Aí é mais complexo, pois muitos pais não concordam e muitos querem porque não têm onde deixar os filhos. É um assunto que precisa ser debatido e também remete às escolinhas de futsal, por exemplo. Nessas escolinhas, o pessoal está pensando em começar com bem menos gente, mais treinamento, menos coletivo, e o pai vai assinar termo de responsabilidade.
Isso seria uma abertura bem ampla, abrir até as escolinhas de futsal. O senhor comentou que as pessoas não respeitam a questão do distanciamento, flexibilizar esse tipo de coisa não passaria a mensagem errada de que a situação está se normalizando?
Mas não podemos parar, temos de buscar o equilíbrio. O idoso é muito mais problema do que a criança. O idoso é muito mais indisciplinado.

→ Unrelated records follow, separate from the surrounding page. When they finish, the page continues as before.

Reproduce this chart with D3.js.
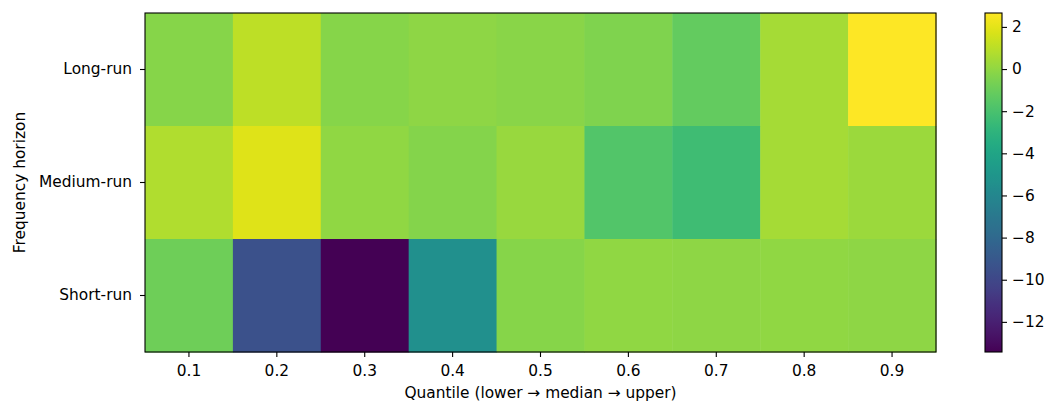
<!DOCTYPE html>
<html>
<head>
<meta charset="utf-8">
<script src="https://cdn.jsdelivr.net/npm/d3@7"></script>
<style>
  body { margin: 0; background: #fff; }
  text { font-family: "DejaVu Sans", sans-serif; fill: #000; }
</style>
</head>
<body>
<div id="chart"></div>
<script>
const quantiles = ["0.1", "0.2", "0.3", "0.4", "0.5", "0.6", "0.7", "0.8", "0.9"];
const horizons = ["Long-run", "Medium-run", "Short-run"];

const longRun   = [-0.24, 1.05, -0.24, -0.07, -0.2, -0.48, -1.2, 0.49, 2.66];
const mediumRun = [0.73, 1.86, 0.0, -0.3, 0.17, -1.68, -2.33, 0.49, 0.25];
const shortRun  = [-0.88, -9.41, -13.43, -5.39, -0.24, 0.0, -0.1, 0.0, -0.07];

const colorTicks = [2, 0, -2, -4, -6, -8, -10, -12];

const rows = [longRun, mediumRun, shortRun];
const cells = [];
horizons.forEach((h, i) => {
    quantiles.forEach((q, j) => cells.push({ h, q, v: rows[i][j] }));
});

const width = 1046, height = 403;
const plot = { left: 145, top: 13, right: 936, bottom: 352 };
const cbar = { left: 985, right: 1002 };
const fontSize = 15.4;

const svg = d3.select("#chart").append("svg")
    .attr("width", width)
    .attr("height", height);

const x = d3.scaleBand().domain(quantiles).range([plot.left, plot.right]);
const y = d3.scaleBand().domain(horizons).range([plot.top, plot.bottom]);

const extent = d3.extent(cells, d => d.v);
const color = d3.scaleSequential(d3.interpolateViridis).domain(extent);

svg.append("g")
    .selectAll("rect")
    .data(cells)
    .enter().append("rect")
    .attr("x", d => x(d.q))
    .attr("y", d => y(d.h))
    .attr("width", x.bandwidth() + 0.5)
    .attr("height", y.bandwidth() + 0.5)
    .attr("fill", d => color(d.v));

svg.append("rect")
    .attr("x", plot.left)
    .attr("y", plot.top)
    .attr("width", plot.right - plot.left)
    .attr("height", plot.bottom - plot.top)
    .attr("fill", "none")
    .attr("stroke", "#000")
    .attr("stroke-width", 1.1);

const xAxis = svg.append("g")
    .attr("transform", `translate(0,${plot.bottom})`)
    .call(d3.axisBottom(x).tickSize(5).tickPadding(8));
xAxis.select(".domain").remove();

const yAxis = svg.append("g")
    .attr("transform", `translate(${plot.left},0)`)
    .call(d3.axisLeft(y).tickSize(5).tickPadding(8));
yAxis.select(".domain").remove();

// colorbar
const cy = d3.scaleLinear().domain(extent).range([plot.bottom, plot.top]);

const grad = svg.append("defs").append("linearGradient")
    .attr("id", "viridis")
    .attr("x1", "0").attr("y1", "1")
    .attr("x2", "0").attr("y2", "0");
d3.range(0, 1.0001, 0.02).forEach(t => {
    grad.append("stop")
        .attr("offset", t)
        .attr("stop-color", d3.interpolateViridis(t));
});

svg.append("rect")
    .attr("x", cbar.left)
    .attr("y", plot.top)
    .attr("width", cbar.right - cbar.left)
    .attr("height", plot.bottom - plot.top)
    .attr("fill", "url(#viridis)")
    .attr("stroke", "#000")
    .attr("stroke-width", 1.1);

const cAxis = svg.append("g")
    .attr("transform", `translate(${cbar.right},0)`)
    .call(d3.axisRight(cy).tickValues(colorTicks).tickSize(5).tickPadding(5));
cAxis.select(".domain").remove();

svg.selectAll(".tick text").style("font-size", fontSize + "px");
svg.selectAll(".tick line").attr("stroke-width", 1.1);

svg.append("text")
    .attr("x", (plot.left + plot.right) / 2)
    .attr("y", 397.5)
    .attr("text-anchor", "middle")
    .style("font-size", fontSize + "px")
    .text("Quantile (lower \u2192 median \u2192 upper)");

svg.append("text")
    .attr("transform", `translate(24.5,${(plot.top + plot.bottom) / 2}) rotate(-90)`)
    .attr("text-anchor", "middle")
    .style("font-size", fontSize + "px")
    .text("Frequency horizon");
</script>
</body>
</html>
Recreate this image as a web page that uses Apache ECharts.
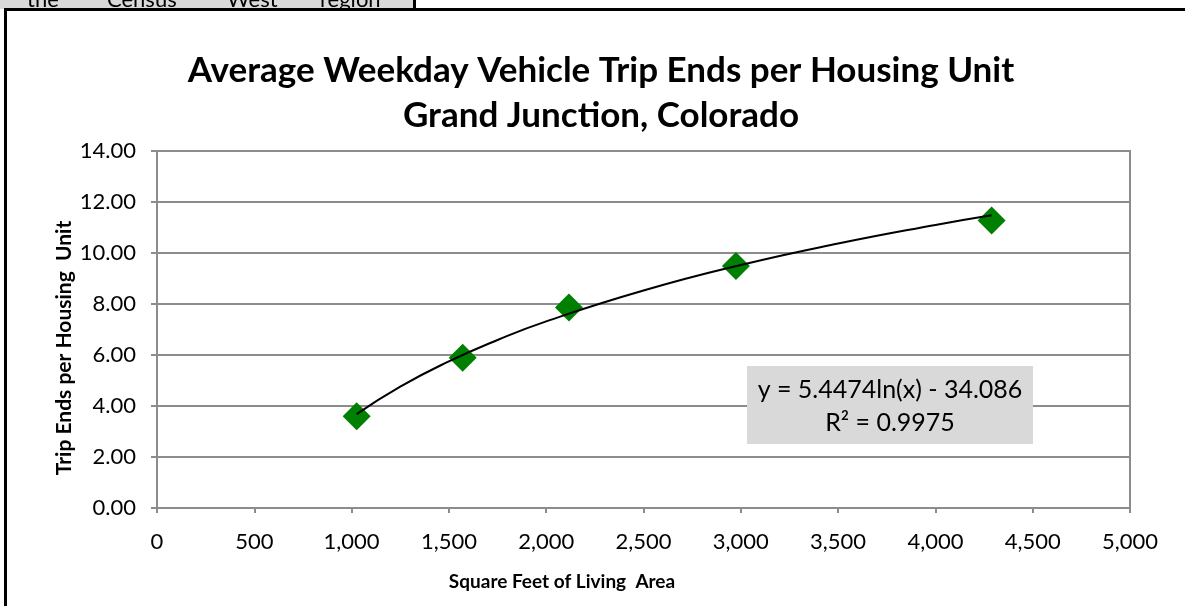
<!DOCTYPE html>
<html>
<head>
<meta charset="utf-8">
<title>Average Weekday Vehicle Trip Ends per Housing Unit</title>
<script src="https://cdn.jsdelivr.net/npm/echarts@6/dist/echarts.min.js"></script>
<style>
  html, body { margin: 0; padding: 0; background: #fff; }
  #chart { width: 1185px; height: 606px; }
</style>
</head>
<body>
<div id="chart"></div>
<script>
// measured points (square feet, trip ends)
const sqFeet = [1026, 1571, 2117, 2975, 4289];
const tripEnds = [3.60, 5.89, 7.86, 9.49, 11.27];

// log trendline
const trendX = [1026, 1250, 1500, 1750, 2000, 2500, 3000, 3500, 4000, 4289];
const trendY = [3.68, 4.76, 5.75, 6.59, 7.32, 8.53, 9.53, 10.37, 11.10, 11.48];

const yTicks = [0, 2, 4, 6, 8, 10, 12, 14];
const xTicks = [0, 500, 1000, 1500, 2000, 2500, 3000, 3500, 4000, 4500, 5000];

const equationText = 'y = 5.4474ln(x) - 34.086';
const r2Text = 'R² = 0.9975';
const headerWords = ['the', 'Census', 'West', 'region'];
const headerWordX = [27, 107, 227, 320];

const FONT = 'Lato, "Open Sans", sans-serif';
const GRAY = '#8c8c8c';

const myChart = echarts.init(document.getElementById('chart'));

// only the bottom of this row shows, the rest is cut off
const headerTexts = headerWords.map((w, i) => ({
  type: 'text',
  z: 1,
  style: { text: w, x: headerWordX[i], y: 11, fill: '#000', font: '22px ' + FONT, verticalAlign: 'bottom' }
}));

const option = {
  backgroundColor: '#fff',
  animation: false,
  title: {
    text: 'Average Weekday Vehicle Trip Ends per Housing Unit\nGrand Junction, Colorado',
    left: 596,
    top: 43,
    textAlign: 'center',
    textStyle: { fontFamily: FONT, fontWeight: 'bold', fontSize: 35, lineHeight: 45, color: '#000' }
  },
  grid: {
    left: 157, right: 55, top: 151, bottom: 98,
    show: true, borderColor: GRAY, borderWidth: 2, backgroundColor: 'transparent'
  },
  xAxis: {
    type: 'value',
    min: xTicks[0],
    max: xTicks[xTicks.length - 1],
    interval: 500,
    axisLine: { show: true, lineStyle: { color: GRAY, width: 2 } },
    axisTick: { show: true, length: 5, lineStyle: { color: GRAY, width: 2 } },
    splitLine: { show: false },
    axisLabel: {
      margin: 23,
      color: '#000', fontFamily: FONT, fontSize: 22,
      formatter: v => v.toLocaleString('en-US')
    }
  },
  yAxis: {
    type: 'value',
    min: yTicks[0],
    max: yTicks[yTicks.length - 1],
    interval: 2,
    axisLine: { show: true, lineStyle: { color: GRAY, width: 2 } },
    axisTick: { show: true, length: 6, lineStyle: { color: GRAY, width: 2 } },
    splitLine: { show: true, lineStyle: { color: GRAY, width: 2 } },
    axisLabel: {
      margin: 21,
      color: '#000', fontFamily: FONT, fontSize: 22,
      formatter: v => v.toFixed(2)
    }
  },
  series: [
    {
      type: 'scatter',
      name: 'Trip Ends',
      symbol: 'diamond',
      symbolSize: 28,
      itemStyle: { color: '#008000', opacity: 1 },
      z: 3,
      data: sqFeet.map((x, i) => [x, tripEnds[i]])
    },
    {
      type: 'line',
      name: 'Trend',
      smooth: true,
      showSymbol: false,
      lineStyle: { color: '#000', width: 2 },
      z: 4,
      data: trendX.map((x, i) => [x, trendY[i]])
    }
  ],
  graphic: [
    // clipped header cell at the top left
    { type: 'rect', z: 0, shape: { x: 0, y: 0, width: 415, height: 9 }, style: { fill: '#d9d9d9' } },
    ...headerTexts,
    { type: 'rect', z: 2, shape: { x: 413, y: 0, width: 3, height: 10 }, style: { fill: '#000' } },
    { type: 'rect', z: 2, shape: { x: 4, y: 8, width: 1181, height: 3 }, style: { fill: '#000' } },
    { type: 'rect', z: 2, shape: { x: 4, y: 8, width: 3, height: 598 }, style: { fill: '#000' } },
    // axis titles
    {
      type: 'text', z: 5, x: 64, y: 348, rotation: Math.PI / 2,
      style: { text: 'Trip Ends per Housing  Unit', fill: '#000', font: 'bold 21px ' + FONT, align: 'center', verticalAlign: 'middle' }
    },
    {
      type: 'text', z: 5, x: 562, y: 582,
      style: { text: 'Square Feet of Living  Area', fill: '#000', font: 'bold 19px ' + FONT, align: 'center', verticalAlign: 'middle' }
    },
    // trendline equation box
    { type: 'rect', z: 5, shape: { x: 747, y: 366, width: 286, height: 78 }, style: { fill: '#d9d9d9' } },
    {
      type: 'text', z: 6, x: 890, y: 390,
      style: { text: equationText, fill: '#000', font: '25px ' + FONT, align: 'center', verticalAlign: 'middle' }
    },
    {
      type: 'text', z: 6, x: 890, y: 423,
      style: { text: r2Text, fill: '#000', font: '25px ' + FONT, align: 'center', verticalAlign: 'middle' }
    }
  ]
};

myChart.setOption(option);
</script>
</body>
</html>
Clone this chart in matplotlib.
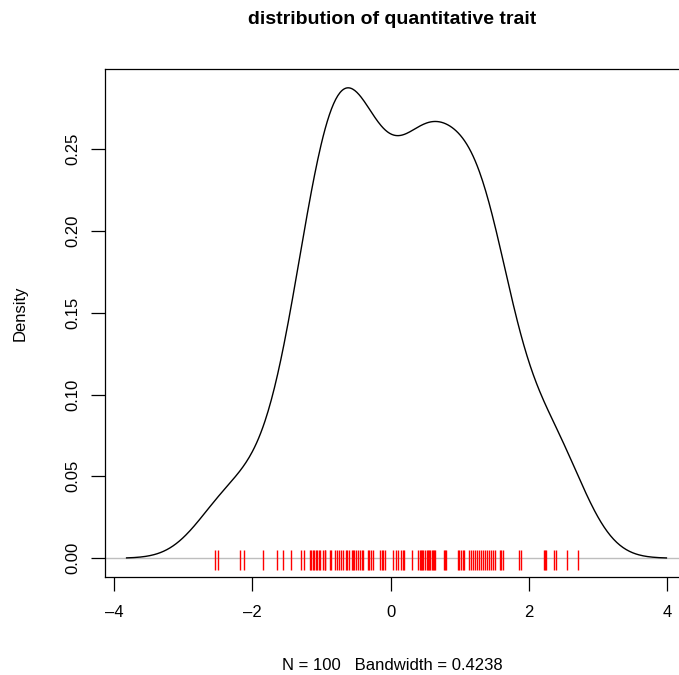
import numpy as np
import matplotlib
matplotlib.use("Agg")
import matplotlib.pyplot as plt
import matplotlib.transforms as mtransforms

plt.rcParams['font.family'] = ['Liberation Sans', 'DejaVu Sans']

trait_values = [
    -2.544, -2.492, -2.182, -2.116, -1.838, -1.638, -1.551,
    -1.440, -1.300, -1.252,
    -1.169, -1.148, -1.127, -1.106, -1.085, -1.064, -1.042,
    -1.020, -0.984, -0.950, -0.948,
    -0.876, -0.857,
    -0.803, -0.774, -0.745, -0.721,
    -0.683, -0.648, -0.625, -0.600,
    -0.557, -0.540, -0.528, -0.499, -0.470,
    -0.441, -0.419, -0.397, -0.331, -0.309, -0.287,
    -0.253,
    -0.156, -0.130, -0.109, -0.084,
    0.041, 0.075, 0.110, 0.145, 0.175, 0.195,
    0.315,
    0.388, 0.422, 0.439, 0.456, 0.473, 0.490, 0.524, 0.541,
    0.558, 0.575, 0.592, 0.609, 0.626, 0.644,
    0.767, 0.780, 0.796,
    0.977, 0.990, 1.016, 1.040,
    1.063,
    1.136, 1.164, 1.193, 1.221, 1.249, 1.278, 1.306, 1.334, 1.362, 1.391,
    1.419, 1.447, 1.476, 1.504, 1.585, 1.600,
    1.618,
    1.860, 1.884,
    2.211, 2.230, 2.246,
    2.356, 2.391,
    2.550,
    2.713,
]
bandwidth = 0.4238
title_text = "distribution of quantitative trait"
xlabel_text = "N = 100   Bandwidth = 0.4238"
ylabel_text = "Density"
x_ticks = [-4, -2, 0, 2, 4]
y_ticks = [0.00, 0.05, 0.10, 0.15, 0.20, 0.25]

x = np.array(trait_values)
grid = np.linspace(x.min() - 3 * bandwidth, x.max() + 3 * bandwidth, 512)
dens = np.exp(-0.5 * ((grid[:, None] - x[None, :]) / bandwidth) ** 2).sum(axis=1)
dens /= (len(x) * bandwidth * np.sqrt(2 * np.pi))

W, H = 679, 675
fig = plt.figure(figsize=(W / 100, H / 100), dpi=100)
left, right, top, bottom = 105, 688, 69, 577
ax = fig.add_axes([left / W, 1 - bottom / H, (right - left) / W, (bottom - top) / H])

xr = grid.max() - grid.min()
ax.set_xlim(grid.min() - 0.04 * xr, grid.max() + 0.04 * xr)
yr = dens.max()
ax.set_ylim(-0.04 * yr, dens.max() + 0.04 * yr)

ax.axhline(0, color='#bebebe', lw=1.0, zorder=1)
ax.plot(grid, dens, color='black', lw=1.0, zorder=3)
trans = mtransforms.blended_transform_factory(ax.transData, ax.transAxes)
ax.vlines(x, 0.0142, 0.0535, transform=trans, color='red', lw=1.0, zorder=2)

for s in ax.spines.values():
    s.set_linewidth(0.9)
ax.set_xticks(x_ticks)
ax.set_xticklabels([str(t).replace('-', '\u2013') for t in x_ticks])
ax.set_yticks(y_ticks)
ax.set_yticklabels([f"{t:.2f}" for t in y_ticks], rotation=90, va='center')
ax.tick_params(axis='both', length=10, width=0.9, labelsize=12)
ax.tick_params(axis='x', pad=10)
ax.tick_params(axis='y', pad=8)

fig.text(392 / W, 1 - 20 / H, title_text, ha='center', va='center',
         fontsize=14, fontweight='bold')
fig.text(392 / W, 1 - 665 / H, xlabel_text, ha='center', va='center', fontsize=12)
fig.text(20 / W, 1 - 313 / H, ylabel_text, ha='center', va='center',
         fontsize=12, rotation=90)

fig.savefig("out.png", dpi=100)
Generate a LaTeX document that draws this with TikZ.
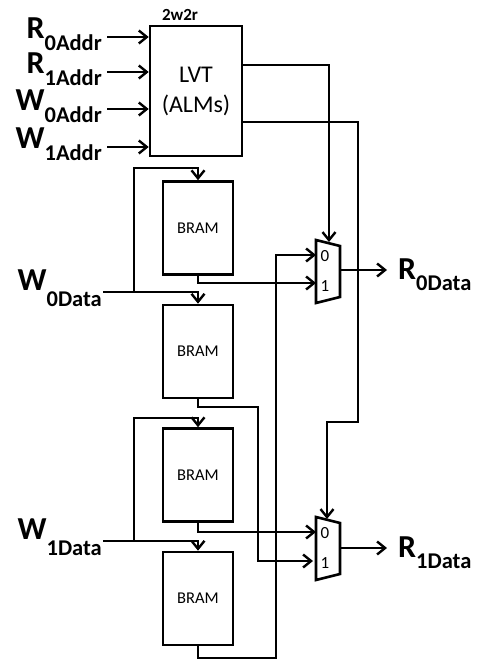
\documentclass[tikz,border=0pt]{standalone}
\usepackage{fontspec}
\setmainfont{Carlito}
\usetikzlibrary{arrows.meta}
\newcommand{\sigl}[3]{{\fontsize{32}{32}\selectfont\bfseries #1}\raisebox{-#3pt}{\fontsize{22.5}{22.5}\selectfont\bfseries #2}}
\begin{document}
\begin{tikzpicture}[x=1pt,y=-1pt,
  wire/.style={line width=2.6pt},
  arr/.style={wire,-{Straight Barb[length=8pt,width=13pt,line width=2.4pt]}},
  bram/.style={draw,line width=2.6pt,minimum width=70pt,minimum height=93pt,inner sep=0pt,font=\fontsize{16.5}{16.5}\selectfont},
  lvtbox/.style={draw,line width=2.6pt,minimum width=92pt,minimum height=130pt,inner sep=0pt,align=center,font=\fontsize{24}{30}\selectfont},
  muxshape/.style={draw,line width=2.6pt,line join=miter},
  muxlab/.style={inner sep=0pt,font=\fontsize{17}{17}\selectfont},
  siglab/.style={inner sep=0pt}]
\useasboundingbox (0,0) rectangle (477,663);

% LVT
\node[lvtbox] (lvt) at (196,91) {LVT\\(ALMs)};
\node[inner sep=0pt,font=\bfseries\fontsize{17}{17}\selectfont] (tag) at (180,15) {2w2r};

% address inputs
\node[siglab,anchor=base east] (r0a) at (102,39) {\sigl{R}{0Addr}{12}};
\node[siglab,anchor=base east] (r1a) at (102,74) {\sigl{R}{1Addr}{12}};
\node[siglab,anchor=base east] (w0a) at (102,111) {\sigl{W}{0Addr}{12}};
\node[siglab,anchor=base east] (w1a) at (102,149) {\sigl{W}{1Addr}{12}};
\coordinate (a0) at (107,37);
\coordinate (a1) at (107,72);
\coordinate (a2) at (107,109);
\coordinate (a3) at (107,147);
\draw[arr] (a0) -- (a0 -| lvt.west);
\draw[arr] (a1) -- (a1 -| lvt.west);
\draw[arr] (a2) -- (a2 -| lvt.west);
\draw[arr] (a3) -- (a3 -| lvt.west);

% BRAMs
\node[bram] (b1) at (198,228) {BRAM};
\node[bram] (b2) at (198,351.5) {BRAM};
\node[bram] (b3) at (198,475) {BRAM};
\node[bram] (b4) at (198,598.5) {BRAM};

% muxes
\coordinate (m0) at (316,240);
\coordinate (m1) at (316,517);
\draw[muxshape] (m0) -- ++(24,6) -- ++(0,51) -- ++(-24,6) -- cycle;
\draw[muxshape] (m1) -- ++(24,6) -- ++(0,51) -- ++(-24,6) -- cycle;
\node[muxlab] (m0l0) at (325,256) {0};
\node[muxlab] (m0l1) at (325,286) {1};
\node[muxlab] (m1l0) at (325,533) {0};
\node[muxlab] (m1l1) at (325,563) {1};
\coordinate (m0in0) at (316,255);
\coordinate (m0in1) at (316,283);
\coordinate (m0sel) at (329,242);
\coordinate (m0out) at (340,270);
\coordinate (m1in0) at (316,532);
\coordinate (m1in1) at (313,561);
\coordinate (m1sel) at (327,519);
\coordinate (m1out) at (340,548);

% write data inputs
\node[siglab,anchor=base east] (w0d) at (102,290) {\sigl{W}{0Data}{16}};
\node[siglab,anchor=base east] (w1d) at (102,539) {\sigl{W}{1Data}{16}};
\coordinate (w0s) at (103,292);
\coordinate (w1s) at (103,541);
\coordinate (w0br) at (134,292);
\coordinate (w1br) at (134,541);
\coordinate (w0top) at (134,168);
\coordinate (w1top) at (134,418);
\draw[arr] (w0s) -| (b2.north);
\draw[arr] (w0br) -- (w0top) -| (b1.north);
\draw[arr] (w1s) -| (b3.north |- b4.north);
\draw[arr] (w1br) -- (w1top) -| (b3.north);

% LVT selects
\coordinate (lo1) at (242,65);
\coordinate (lo2) at (242,122);
\coordinate (s1a) at (358,422);
\draw[arr] (lo1) -| (m0sel);
\draw[arr] (lo2) -| (s1a) -| (m1sel);

% BRAM outputs
\coordinate (b2r) at (258,407);
\coordinate (b4r) at (276,658);
\draw[arr] (b1.south) |- (m0in1);
\draw[arr] (b2.south) |- (b2r) |- (m1in1);
\draw[arr] (b3.south) |- (m1in0);
\draw[arr] (b4.south) |- (b4r) |- (m0in0);

% read outputs
\coordinate (r0e) at (387,270);
\coordinate (r1e) at (387,548);
\draw[arr] (m0out) -- (r0e);
\draw[arr] (m1out) -- (r1e);
\node[siglab,anchor=base west] (r0d) at (398,279) {\sigl{R}{0Data}{11}};
\node[siglab,anchor=base west] (r1d) at (398,557) {\sigl{R}{1Data}{11}};
\end{tikzpicture}
\end{document}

Tem aquela questão de o idoso ficar em casa e as pessoas próximas a ele continuarem circulando, o risco continua o mesmo.
Nesse momento, a gente tem de buscar o equilíbrio. Qual é o ideal? Nenhum dos dois. O ideal é não termos a covid.
Com todo mundo pensando em reabrir setores econômicos e instalar leitos para alcançar bandeiras, não acha que se perdeu um pouco o foco de que o principal objetivo é cuidar das vidas?
Houve um trabalho muito forte nesse sentido, mas agora chega uma situação em que se tem de tomar outros rumos. Às vezes a coisas escapam do controle mesmo.